Cooper: School calendar fireworks

Hamilton County Board of Education member Rhonda Thurman was none too happy with the school calendar offering submitted by a community committee for the 2018-2019 and 2019-2020 years.
Hamilton County Board of Education member Rhonda Thurman was none too happy with the school calendar offering submitted by a community committee for the 2018-2019 and 2019-2020 years.

Tim Hensley, communications officer for the Hamilton County Schools district, ran into a buzz-saw Thursday when he presented the Hamilton County Board of Education a two-year school calendar that already had the imprimatur of a carefully selected community committee.

If he thought there would be a few polite questions about the 2018-2019 and 2019-2020 schedules and then tacit approval before the board voted on them next week, he was wrong. Indeed, there was more heated discussion about the calendars than there was about the state's Partnership Network agreement that Tennessee Commissioner of Education Dr. Candice McQueen laid out at the board's work session.

Board members Rhonda Thurman and Karitsa Mosley Jones and, in absentia, Kathy Lennon and Tiffanie Robinson, were not happy about what they saw. Too many stops and starts before Christmas. No Presidents Day holiday. Worry over an inability for parents to get child care. Too few professional development days.

"This," said Thurman, "is a nightmare."

Hensley, though, said Friday he was "not surprised" at the reaction, that there had been widely divergent views on the calendar committee, and that it was all part of the nuts and bolts of putting together a calendar.

Although "volunteers [on the committee] want to feel their work was appreciated," he said, "they understood going into the process" that they were just one step along the way.

The committee, according to Hensley, wanted to eliminate, where possible, two-day instructional weeks because members believed little learning occurred in those weeks.
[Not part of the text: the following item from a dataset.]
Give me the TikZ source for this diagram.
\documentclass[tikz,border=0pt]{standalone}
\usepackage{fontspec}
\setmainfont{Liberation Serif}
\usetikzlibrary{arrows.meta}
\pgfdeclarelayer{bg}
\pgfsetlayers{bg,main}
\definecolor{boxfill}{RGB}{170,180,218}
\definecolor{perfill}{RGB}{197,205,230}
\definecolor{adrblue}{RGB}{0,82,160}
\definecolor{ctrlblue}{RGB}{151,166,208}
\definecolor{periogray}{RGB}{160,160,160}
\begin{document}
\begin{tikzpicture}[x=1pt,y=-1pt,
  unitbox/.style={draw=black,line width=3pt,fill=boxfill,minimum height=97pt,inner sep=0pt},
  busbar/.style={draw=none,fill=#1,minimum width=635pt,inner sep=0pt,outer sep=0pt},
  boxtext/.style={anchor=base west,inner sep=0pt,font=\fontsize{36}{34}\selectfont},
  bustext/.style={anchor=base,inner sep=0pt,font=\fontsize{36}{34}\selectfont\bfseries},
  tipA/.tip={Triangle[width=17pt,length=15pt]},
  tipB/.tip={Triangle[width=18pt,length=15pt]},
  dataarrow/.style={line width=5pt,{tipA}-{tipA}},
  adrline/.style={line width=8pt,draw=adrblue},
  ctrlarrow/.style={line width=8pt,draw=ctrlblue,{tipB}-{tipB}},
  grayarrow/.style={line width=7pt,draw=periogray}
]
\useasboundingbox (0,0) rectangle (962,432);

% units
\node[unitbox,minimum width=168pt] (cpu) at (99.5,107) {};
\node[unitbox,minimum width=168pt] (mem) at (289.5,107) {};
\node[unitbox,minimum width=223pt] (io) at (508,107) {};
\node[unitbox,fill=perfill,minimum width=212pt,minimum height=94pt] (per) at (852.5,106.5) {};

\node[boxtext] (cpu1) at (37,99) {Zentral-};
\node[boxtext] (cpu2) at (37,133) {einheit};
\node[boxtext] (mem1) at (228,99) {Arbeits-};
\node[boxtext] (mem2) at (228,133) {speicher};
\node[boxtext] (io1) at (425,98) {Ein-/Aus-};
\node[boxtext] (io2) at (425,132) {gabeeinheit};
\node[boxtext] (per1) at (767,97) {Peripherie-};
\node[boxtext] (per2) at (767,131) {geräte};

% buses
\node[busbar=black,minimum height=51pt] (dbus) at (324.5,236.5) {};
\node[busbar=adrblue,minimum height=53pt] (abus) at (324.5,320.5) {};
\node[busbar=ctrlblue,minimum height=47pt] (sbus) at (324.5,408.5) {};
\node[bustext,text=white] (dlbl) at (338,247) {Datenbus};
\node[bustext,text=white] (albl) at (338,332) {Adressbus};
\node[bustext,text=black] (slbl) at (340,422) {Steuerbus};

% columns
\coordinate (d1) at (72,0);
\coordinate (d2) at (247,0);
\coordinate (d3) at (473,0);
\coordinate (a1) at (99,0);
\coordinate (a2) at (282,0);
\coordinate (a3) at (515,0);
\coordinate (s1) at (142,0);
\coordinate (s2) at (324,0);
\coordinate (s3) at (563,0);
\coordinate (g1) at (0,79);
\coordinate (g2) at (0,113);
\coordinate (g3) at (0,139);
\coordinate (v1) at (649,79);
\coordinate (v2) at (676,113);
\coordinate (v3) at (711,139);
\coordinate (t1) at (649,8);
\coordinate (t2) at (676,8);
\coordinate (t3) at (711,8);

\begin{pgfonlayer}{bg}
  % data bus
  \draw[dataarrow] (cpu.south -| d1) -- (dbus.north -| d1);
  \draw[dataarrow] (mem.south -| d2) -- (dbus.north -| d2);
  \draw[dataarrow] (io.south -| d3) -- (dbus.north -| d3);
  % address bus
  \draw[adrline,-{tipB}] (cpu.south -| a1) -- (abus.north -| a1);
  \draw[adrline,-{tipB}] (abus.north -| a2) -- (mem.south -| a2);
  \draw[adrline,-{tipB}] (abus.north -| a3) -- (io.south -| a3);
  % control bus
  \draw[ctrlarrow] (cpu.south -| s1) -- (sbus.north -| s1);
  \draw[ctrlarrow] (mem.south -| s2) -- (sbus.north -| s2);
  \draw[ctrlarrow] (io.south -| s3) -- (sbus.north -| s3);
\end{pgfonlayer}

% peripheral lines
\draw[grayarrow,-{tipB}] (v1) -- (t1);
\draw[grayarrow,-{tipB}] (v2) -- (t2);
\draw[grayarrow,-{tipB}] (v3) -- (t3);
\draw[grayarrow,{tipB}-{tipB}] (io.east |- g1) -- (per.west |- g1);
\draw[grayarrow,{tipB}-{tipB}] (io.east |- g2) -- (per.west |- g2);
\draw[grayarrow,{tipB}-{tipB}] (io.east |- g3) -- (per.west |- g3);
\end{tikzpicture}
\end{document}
That resulted in the calendars giving students a week off for fall break in mid-October, another week at Thanksgiving and then two weeks at Christmas.
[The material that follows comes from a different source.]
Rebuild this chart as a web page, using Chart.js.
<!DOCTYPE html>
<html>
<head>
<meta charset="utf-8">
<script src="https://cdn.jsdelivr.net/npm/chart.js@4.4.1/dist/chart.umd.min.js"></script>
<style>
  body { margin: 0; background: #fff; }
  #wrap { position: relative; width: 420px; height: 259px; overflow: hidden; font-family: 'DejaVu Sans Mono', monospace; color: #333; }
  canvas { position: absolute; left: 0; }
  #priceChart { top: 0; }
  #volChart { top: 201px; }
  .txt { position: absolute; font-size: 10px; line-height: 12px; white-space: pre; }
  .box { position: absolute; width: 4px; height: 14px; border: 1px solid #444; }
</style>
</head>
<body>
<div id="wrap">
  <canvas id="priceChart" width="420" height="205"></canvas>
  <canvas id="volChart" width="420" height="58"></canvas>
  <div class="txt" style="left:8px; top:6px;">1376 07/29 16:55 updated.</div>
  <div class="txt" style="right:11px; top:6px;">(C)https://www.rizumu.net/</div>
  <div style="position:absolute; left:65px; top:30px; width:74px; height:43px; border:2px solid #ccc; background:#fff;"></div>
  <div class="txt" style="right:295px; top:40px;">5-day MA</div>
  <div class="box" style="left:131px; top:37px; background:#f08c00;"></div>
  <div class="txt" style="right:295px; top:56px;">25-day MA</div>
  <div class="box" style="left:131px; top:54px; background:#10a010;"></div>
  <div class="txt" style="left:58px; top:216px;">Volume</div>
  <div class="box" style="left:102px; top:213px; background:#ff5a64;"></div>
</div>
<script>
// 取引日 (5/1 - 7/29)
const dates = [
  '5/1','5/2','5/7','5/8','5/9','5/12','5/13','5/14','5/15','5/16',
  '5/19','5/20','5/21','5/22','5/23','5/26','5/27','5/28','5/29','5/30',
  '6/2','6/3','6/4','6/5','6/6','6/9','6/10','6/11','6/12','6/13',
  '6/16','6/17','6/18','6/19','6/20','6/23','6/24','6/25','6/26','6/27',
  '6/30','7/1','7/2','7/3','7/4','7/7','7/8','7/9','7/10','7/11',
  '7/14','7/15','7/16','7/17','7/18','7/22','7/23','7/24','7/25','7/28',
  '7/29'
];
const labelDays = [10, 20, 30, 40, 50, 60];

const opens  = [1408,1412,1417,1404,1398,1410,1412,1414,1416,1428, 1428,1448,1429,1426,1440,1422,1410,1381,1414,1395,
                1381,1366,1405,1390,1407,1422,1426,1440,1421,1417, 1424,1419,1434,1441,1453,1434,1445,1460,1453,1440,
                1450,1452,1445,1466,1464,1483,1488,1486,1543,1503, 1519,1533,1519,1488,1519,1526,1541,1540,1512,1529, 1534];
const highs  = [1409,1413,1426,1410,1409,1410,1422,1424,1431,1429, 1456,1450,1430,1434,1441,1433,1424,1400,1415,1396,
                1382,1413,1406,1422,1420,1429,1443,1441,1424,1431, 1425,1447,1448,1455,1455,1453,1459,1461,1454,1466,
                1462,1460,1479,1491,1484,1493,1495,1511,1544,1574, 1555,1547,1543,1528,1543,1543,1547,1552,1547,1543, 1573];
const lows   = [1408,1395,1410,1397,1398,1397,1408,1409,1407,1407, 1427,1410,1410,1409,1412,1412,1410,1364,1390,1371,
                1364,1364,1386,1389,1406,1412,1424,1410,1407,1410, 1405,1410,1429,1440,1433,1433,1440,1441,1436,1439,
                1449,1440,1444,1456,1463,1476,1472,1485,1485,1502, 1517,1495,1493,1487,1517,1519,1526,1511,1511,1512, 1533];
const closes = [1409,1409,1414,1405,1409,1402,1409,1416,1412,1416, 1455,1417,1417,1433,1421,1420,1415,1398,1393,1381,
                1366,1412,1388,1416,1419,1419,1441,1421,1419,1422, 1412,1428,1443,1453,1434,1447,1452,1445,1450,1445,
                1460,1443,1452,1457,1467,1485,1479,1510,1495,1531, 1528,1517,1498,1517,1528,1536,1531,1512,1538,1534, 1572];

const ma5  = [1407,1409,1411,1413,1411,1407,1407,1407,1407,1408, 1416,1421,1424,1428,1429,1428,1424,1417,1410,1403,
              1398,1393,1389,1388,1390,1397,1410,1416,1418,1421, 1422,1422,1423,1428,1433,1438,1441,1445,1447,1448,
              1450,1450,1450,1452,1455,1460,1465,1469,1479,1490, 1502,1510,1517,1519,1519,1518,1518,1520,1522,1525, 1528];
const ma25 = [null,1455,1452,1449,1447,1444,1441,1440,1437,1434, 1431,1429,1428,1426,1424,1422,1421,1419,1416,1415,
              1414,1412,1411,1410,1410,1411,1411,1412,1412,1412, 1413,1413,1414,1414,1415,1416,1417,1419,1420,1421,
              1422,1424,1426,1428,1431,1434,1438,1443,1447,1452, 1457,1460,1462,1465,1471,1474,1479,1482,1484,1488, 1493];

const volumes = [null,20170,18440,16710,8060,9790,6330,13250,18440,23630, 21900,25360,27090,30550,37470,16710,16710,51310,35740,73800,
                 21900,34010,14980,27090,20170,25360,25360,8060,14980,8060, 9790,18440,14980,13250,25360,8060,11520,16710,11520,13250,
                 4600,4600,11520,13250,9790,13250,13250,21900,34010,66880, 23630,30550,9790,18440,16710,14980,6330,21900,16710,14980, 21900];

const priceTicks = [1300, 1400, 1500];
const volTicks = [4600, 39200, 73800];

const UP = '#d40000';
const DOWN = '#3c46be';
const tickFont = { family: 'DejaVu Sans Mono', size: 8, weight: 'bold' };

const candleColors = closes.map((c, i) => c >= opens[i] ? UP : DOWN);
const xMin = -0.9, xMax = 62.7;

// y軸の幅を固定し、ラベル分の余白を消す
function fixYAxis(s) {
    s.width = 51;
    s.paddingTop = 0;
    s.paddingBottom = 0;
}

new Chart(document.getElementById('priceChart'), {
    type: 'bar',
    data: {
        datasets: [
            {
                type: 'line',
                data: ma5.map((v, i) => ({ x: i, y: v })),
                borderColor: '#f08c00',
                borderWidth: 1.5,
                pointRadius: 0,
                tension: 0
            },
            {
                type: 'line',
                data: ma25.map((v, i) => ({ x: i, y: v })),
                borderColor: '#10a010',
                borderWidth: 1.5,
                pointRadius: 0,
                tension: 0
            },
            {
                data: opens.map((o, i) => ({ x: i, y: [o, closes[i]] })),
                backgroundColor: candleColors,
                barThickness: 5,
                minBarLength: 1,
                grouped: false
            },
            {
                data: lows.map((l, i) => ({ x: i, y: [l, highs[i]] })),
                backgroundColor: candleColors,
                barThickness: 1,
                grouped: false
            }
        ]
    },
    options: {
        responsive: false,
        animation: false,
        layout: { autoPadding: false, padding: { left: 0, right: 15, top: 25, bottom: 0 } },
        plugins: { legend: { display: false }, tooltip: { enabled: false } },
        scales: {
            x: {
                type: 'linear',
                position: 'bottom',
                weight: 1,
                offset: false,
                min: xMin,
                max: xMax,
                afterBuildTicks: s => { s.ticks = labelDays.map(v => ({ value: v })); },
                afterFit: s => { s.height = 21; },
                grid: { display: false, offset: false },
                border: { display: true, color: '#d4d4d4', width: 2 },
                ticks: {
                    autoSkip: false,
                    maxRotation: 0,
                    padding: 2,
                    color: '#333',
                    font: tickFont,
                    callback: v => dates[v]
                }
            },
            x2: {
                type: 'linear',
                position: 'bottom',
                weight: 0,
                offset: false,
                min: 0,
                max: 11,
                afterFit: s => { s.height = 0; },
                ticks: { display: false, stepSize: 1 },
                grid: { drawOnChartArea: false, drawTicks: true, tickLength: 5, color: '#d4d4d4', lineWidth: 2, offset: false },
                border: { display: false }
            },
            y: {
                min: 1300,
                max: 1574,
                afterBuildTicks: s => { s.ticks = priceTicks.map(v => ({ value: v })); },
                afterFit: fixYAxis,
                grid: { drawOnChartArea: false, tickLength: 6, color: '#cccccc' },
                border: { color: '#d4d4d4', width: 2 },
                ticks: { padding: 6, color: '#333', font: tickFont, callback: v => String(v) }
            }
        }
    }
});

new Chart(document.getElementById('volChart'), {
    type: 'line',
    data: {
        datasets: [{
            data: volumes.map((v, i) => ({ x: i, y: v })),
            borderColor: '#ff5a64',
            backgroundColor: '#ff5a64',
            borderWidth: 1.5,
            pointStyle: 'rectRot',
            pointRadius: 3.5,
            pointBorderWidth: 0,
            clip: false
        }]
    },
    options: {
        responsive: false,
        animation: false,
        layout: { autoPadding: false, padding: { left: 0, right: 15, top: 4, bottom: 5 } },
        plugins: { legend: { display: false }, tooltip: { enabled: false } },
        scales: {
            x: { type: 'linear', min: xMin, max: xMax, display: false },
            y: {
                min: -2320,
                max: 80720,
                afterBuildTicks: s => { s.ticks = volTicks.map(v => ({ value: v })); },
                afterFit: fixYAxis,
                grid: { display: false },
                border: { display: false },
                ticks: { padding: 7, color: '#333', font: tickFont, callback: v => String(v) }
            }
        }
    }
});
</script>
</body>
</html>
On the two days before the traditional three-day Thanksgiving break, he said, absenteeism doubled. That's why the calendar committee wanted to tackle the problem.

It also wanted to build in an annual consistency of holiday breaks and a consistency with the beginning of the school year.
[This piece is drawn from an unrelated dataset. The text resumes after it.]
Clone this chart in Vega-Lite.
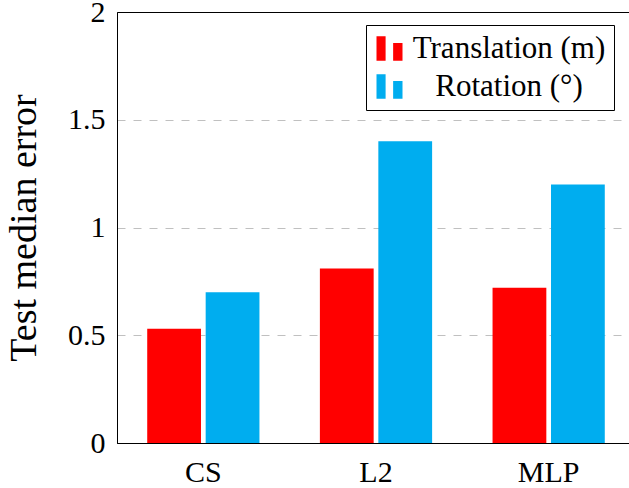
{
  "$schema": "https://vega.github.io/schema/vega-lite/v6.json",
  "width": 518,
  "height": 431,
  "autosize": "none",
  "padding": {"left": 117, "top": 12, "right": 0, "bottom": 45},
  "background": "white",
  "config": {
    "font": "Liberation Serif",
    "view": {"stroke": "black", "strokeWidth": 1},
    "axis": {"labelColor": "black", "titleColor": "black", "domainColor": "black", "domainWidth": 1, "labelFont": "Liberation Serif", "titleFont": "Liberation Serif"},
    "legend": {"labelFont": "Liberation Serif"}
  },
  "data": {
    "values": [
      {"method": "CS", "metric": "Translation (m)", "value": 0.53},
      {"method": "CS", "metric": "Rotation (°)", "value": 0.70},
      {"method": "L2", "metric": "Translation (m)", "value": 0.81},
      {"method": "L2", "metric": "Rotation (°)", "value": 1.40},
      {"method": "MLP", "metric": "Translation (m)", "value": 0.72},
      {"method": "MLP", "metric": "Rotation (°)", "value": 1.20}
    ]
  },
  "mark": {"type": "bar"},
  "encoding": {
    "x": {
      "field": "method",
      "type": "nominal",
      "sort": ["CS", "L2", "MLP"],
      "scale": {"paddingInner": 0.35, "paddingOuter": 0.175},
      "axis": {"title": null, "labelAngle": 0, "ticks": false, "labelFontSize": 30, "labelPadding": 14, "grid": false}
    },
    "xOffset": {
      "field": "metric",
      "sort": ["Translation (m)", "Rotation (°)"],
      "scale": {"paddingInner": 0.08, "paddingOuter": 0}
    },
    "y": {
      "field": "value",
      "type": "quantitative",
      "scale": {"domain": [0, 2]},
      "axis": {
        "title": "Test median error",
        "titleFontSize": 38,
        "titleFontWeight": "normal",
        "titlePadding": 24,
        "values": [0, 0.5, 1, 1.5, 2],
        "format": "~g",
        "ticks": false,
        "labelFontSize": 30,
        "labelPadding": 12,
        "grid": true,
        "gridDash": [8, 8],
        "gridColor": "#c0c0c0",
        "gridOpacity": {"condition": {"test": "datum.value == 0 || datum.value == 2", "value": 0}, "value": 1}
      }
    },
    "color": {
      "field": "metric",
      "type": "nominal",
      "sort": ["Translation (m)", "Rotation (°)"],
      "scale": {"range": ["#ff0000", "#00adef"]},
      "legend": {
        "title": null,
        "orient": "none",
        "legendX": 249,
        "legendY": 13,
        "direction": "vertical",
        "strokeColor": "black",
        "fillColor": "white",
        "padding": 8,
        "symbolType": "M-1,-0.95H-0.3V0.95H-1Z M0.28,-0.43H1V0.95H0.28Z",
        "symbolSize": 676,
        "symbolStrokeWidth": 0,
        "labelFontSize": 31,
        "labelColor": "black",
        "labelAlign": "center",
        "labelOffset": 104,
        "labelLimit": 400,
        "rowPadding": 6
      }
    }
  }
}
Now, Hensley said, the board will take the committee offerings, administrative staff recommendations, community survey results generated over the next few days, their own philosophies and last fall's original draft calendar to determine what the actual schedules will be.

"People don't realize how the [public school] calendar impacts the whole community," he said.

Once the calendars are set, we hope the community will be just as interested in what's happening during those 180 instructional days as it is in which days they occur.